Goal: Line by line, repeat the data below exactly, beginning at the first line and ending at the line with "const pairs = (ys)". Omit pictures.

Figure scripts
•••••
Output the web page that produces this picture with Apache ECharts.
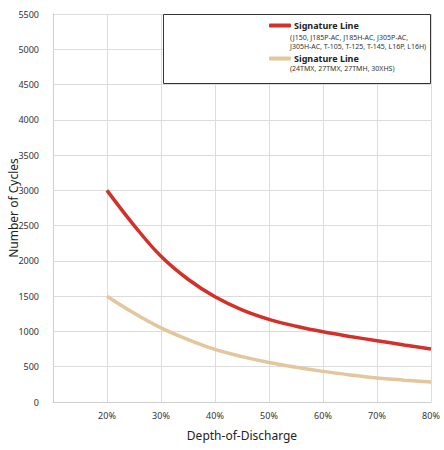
<!DOCTYPE html>
<html>
<head>
<meta charset="utf-8">
<style>
  html, body { margin: 0; padding: 0; background: #fff; }
  #Chart { width: 444px; height: 450px; }
</style>
<script src="https://cdn.jsdelivr.net/npm/echarts@6/dist/echarts.min.js"></script>
</head>
<body>
<div id="Chart"></div>
<script>
// depth of discharge, %
const depth = [20, 25, 30, 35, 40, 45, 50, 55, 60, 65, 70, 75, 80]
// cycles
const redCycles = [3000, 2505, 2065, 1740, 1492, 1307, 1172, 1074, 995, 929, 869, 809, 752]
const tanCycles = [1500, 1260, 1050, 885, 745, 643, 560, 492, 434, 384, 340, 310, 284]
const seriesNames = ["Signature Line", "Signature Line "]
const subLines = [
  "(J150, J185P-AC, J185H-AC, J305P-AC,\nJ305H-AC, T-105, T-125, T-145, L16P, L16H)",
  "(24TMX, 27TMX, 27TMH, 30XHS)"
]

const font = "\"Noto Sans\", \"Open Sans\", sans-serif"
const chart = echarts.init(document.getElementById("Chart"), null, { renderer: "svg" })

const pairs = (ys) => depth.map((x, i) => [x, ys[i]])

const option = {
  animation: false,
  textStyle: { fontFamily: font },
  grid: { left: 53, right: 13, top: 14, bottom: 48, outerBoundsMode: "none", containLabel: false },
  xAxis: {
    type: "value",
    min: 10,
    max: 80,
    interval: 10,
    name: "Depth-of-Discharge",
    nameLocation: "middle",
    nameGap: 27,
    nameMoveOverlap: false,
    nameTextStyle: { fontSize: 12, color: "#222" },
    axisLine: { lineStyle: { color: "#cfcfcf" } },
    axisTick: { show: false },
    axisLabel: {
      fontSize: 9,
      color: "#333",
      margin: 9,
      formatter: v => (v === 10 ? "" : v + "%")
    },
    splitLine: { show: true, lineStyle: { color: "#dcdcdc" } }
  },
  yAxis: {
    type: "value",
    min: 0,
    max: 5500,
    interval: 500,
    name: "Number of Cycles",
    nameLocation: "middle",
    nameGap: 34,
    nameMoveOverlap: false,
    nameTextStyle: { fontSize: 12, color: "#222" },
    axisLine: { show: true, lineStyle: { color: "#cfcfcf" } },
    axisTick: { show: false },
    axisLabel: { fontSize: 9, color: "#333", margin: 14, formatter: v => String(v) },
    splitLine: { lineStyle: { color: "#dcdcdc" } }
  },
  legend: {
    orient: "vertical",
    left: 264,
    top: 16,
    z: 30,
    itemWidth: 22,
    itemHeight: 4,
    itemGap: 24,
    icon: "roundRect",
    data: seriesNames,
    textStyle: { fontSize: 9, fontWeight: "bold", color: "#222", padding: [0, 0, 0, -2] }
  },
  graphic: [
    {
      type: "rect",
      left: 163,
      top: 14,
      z: 10,
      shape: { width: 267, height: 69 },
      style: { fill: "#fff", stroke: "#333", lineWidth: 1 },
      silent: true
    },
    {
      type: "text",
      left: 290,
      top: 33,
      z: 11,
      style: { text: subLines[0], font: "7px " + font, fill: "#333", lineHeight: 9 }
    },
    {
      type: "text",
      left: 290,
      top: 65,
      z: 11,
      style: { text: subLines[1], font: "7px " + font, fill: "#333" }
    }
  ],
  series: [
    {
      name: seriesNames[0],
      type: "line",
      smooth: 0.4,
      showSymbol: false,
      lineStyle: { width: 3.5, color: "#d3302a" },
      itemStyle: { color: "#d3302a" },
      data: pairs(redCycles)
    },
    {
      name: seriesNames[1],
      type: "line",
      smooth: 0.4,
      showSymbol: false,
      lineStyle: { width: 3.5, color: "#e4c69c" },
      itemStyle: { color: "#e4c69c" },
      data: pairs(tanCycles)
    }
  ]
}
chart.setOption(option)
</script>
</body>
</html>
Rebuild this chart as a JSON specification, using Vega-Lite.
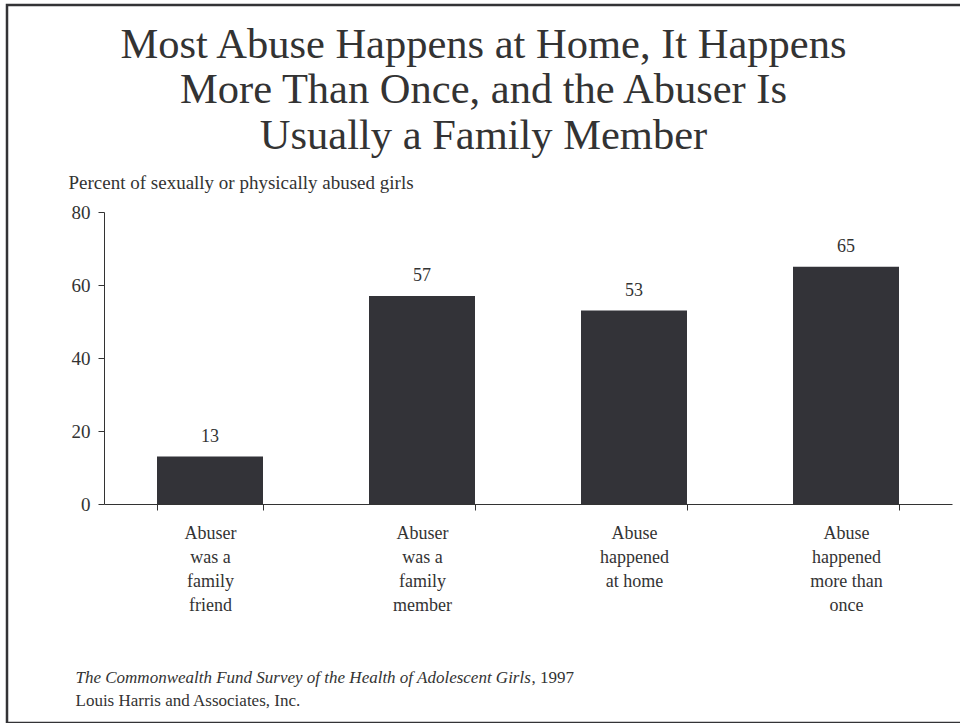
{
  "$schema": "https://vega.github.io/schema/vega-lite/v6.json",
  "width": 956,
  "height": 718,
  "autosize": "none",
  "padding": {"left": 7, "top": 5, "right": -3, "bottom": 0},
  "background": "white",
  "config": {
    "view": {"stroke": "#333336", "strokeWidth": 2.5},
    "font": "Liberation Serif",
    "axis": {
      "labelFont": "Liberation Serif",
      "titleFont": "Liberation Serif",
      "domainColor": "#333333",
      "tickColor": "#333333",
      "labelColor": "#333333",
      "titleColor": "#333333",
      "grid": false,
      "titleFontWeight": "normal"
    }
  },
  "title": {
    "text": ["Most Abuse Happens at Home, It Happens", "More Than Once, and the Abuser Is", "Usually a Family Member"],
    "frame": "group",
    "anchor": "middle",
    "orient": "top",
    "baseline": "alphabetic",
    "lineHeight": 45.5,
    "offset": -186,
    "dx": -1.5,
    "fontSize": 42.5,
    "fontWeight": "normal",
    "font": "Liberation Serif",
    "color": "#333333"
  },
  "data": {
    "values": [
      {"category": "Abuser|was a|family|friend", "percent": 13},
      {"category": "Abuser|was a|family|member", "percent": 57},
      {"category": "Abuse|happened|at home", "percent": 53},
      {"category": "Abuse|happened|more than|once", "percent": 65}
    ]
  },
  "layer": [
    {
      "mark": {"type": "bar", "color": "#333338"},
      "encoding": {
        "x": {
          "field": "category",
          "type": "nominal",
          "sort": null,
          "scale": {"range": [97, 945], "paddingInner": 0.5, "paddingOuter": 0.25},
          "axis": {
            "orient": "bottom",
            "offset": -219,
            "tickBand": "extent",
            "labelExpr": "split(datum.label, '|')",
            "labelAngle": 0,
            "labelFontSize": 18,
            "labelLineHeight": 24,
            "labelBaseline": "top",
            "labelPadding": 14,
            "tickSize": 6,
            "title": "The Commonwealth Fund Survey of the Health of Adolescent Girls",
            "titleFontStyle": "italic",
            "titleFontSize": 17,
            "titleAlign": "left",
            "titleBaseline": "alphabetic",
            "titleX": 68,
            "titleY": 178
          }
        },
        "y": {
          "field": "percent",
          "type": "quantitative",
          "scale": {"domain": [0, 80], "range": [499, 207]},
          "axis": {
            "orient": "left",
            "offset": -97,
            "values": [0, 20, 40, 60, 80],
            "tickSize": 6,
            "labelFontSize": 19,
            "labelPadding": 8,
            "title": "Percent of sexually or physically abused girls",
            "titleAngle": 0,
            "titleAlign": "left",
            "titleBaseline": "alphabetic",
            "titleX": -36,
            "titleY": 183,
            "titleFontSize": 19
          }
        }
      }
    },
    {
      "mark": {"type": "text", "baseline": "alphabetic", "dy": -15, "fontSize": 18, "color": "#333333", "font": "Liberation Serif"},
      "encoding": {
        "x": {
          "field": "category",
          "type": "nominal",
          "sort": null,
          "scale": {"range": [97, 945], "paddingInner": 0.5, "paddingOuter": 0.25},
          "axis": {
            "orient": "top",
            "domain": false,
            "ticks": false,
            "labels": false,
            "title": ", 1997",
            "titleFontSize": 17,
            "titleAlign": "left",
            "titleBaseline": "alphabetic",
            "titleX": 524,
            "titleY": 677
          }
        },
        "y": {
          "field": "percent",
          "type": "quantitative",
          "scale": {"domain": [0, 80], "range": [499, 207]},
          "axis": {
            "orient": "right",
            "domain": false,
            "ticks": false,
            "labels": false,
            "title": "Louis Harris and Associates, Inc.",
            "titleAngle": 0,
            "titleAlign": "left",
            "titleBaseline": "alphabetic",
            "titleFontSize": 17,
            "titleX": -888,
            "titleY": 700
          }
        },
        "text": {"field": "percent", "type": "quantitative"}
      }
    }
  ],
  "resolve": {
    "scale": {"x": "independent", "y": "independent"},
    "axis": {"x": "independent", "y": "independent"}
  }
}
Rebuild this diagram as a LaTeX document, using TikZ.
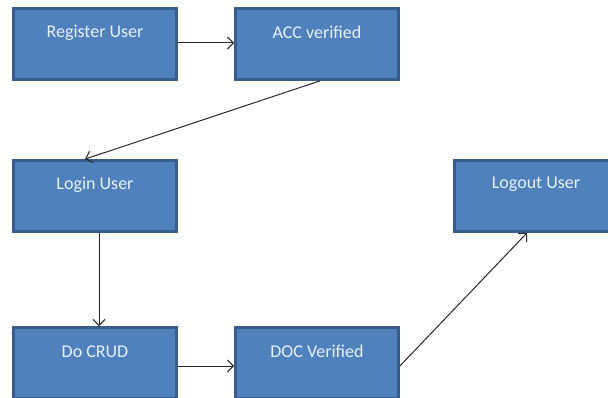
•••••
Exercise output:
Output the web page that produces this picture with Apache ECharts.
<!DOCTYPE html>
<html>
<head>
<meta charset="utf-8">
<style>
  html, body { margin: 0; padding: 0; background: #fff; }
  #Chart { width: 444px; height: 450px; }
</style>
<script src="https://cdn.jsdelivr.net/npm/echarts@6/dist/echarts.min.js"></script>
</head>
<body>
<div id="Chart"></div>
<script>
// depth of discharge, %
const depth = [20, 25, 30, 35, 40, 45, 50, 55, 60, 65, 70, 75, 80]
// cycles
const redCycles = [3000, 2505, 2065, 1740, 1492, 1307, 1172, 1074, 995, 929, 869, 809, 752]
const tanCycles = [1500, 1260, 1050, 885, 745, 643, 560, 492, 434, 384, 340, 310, 284]
const seriesNames = ["Signature Line", "Signature Line "]
const subLines = [
  "(J150, J185P-AC, J185H-AC, J305P-AC,\nJ305H-AC, T-105, T-125, T-145, L16P, L16H)",
  "(24TMX, 27TMX, 27TMH, 30XHS)"
]

const font = "\"Noto Sans\", \"Open Sans\", sans-serif"
const chart = echarts.init(document.getElementById("Chart"), null, { renderer: "svg" })

const pairs = (ys) => depth.map((x, i) => [x, ys[i]])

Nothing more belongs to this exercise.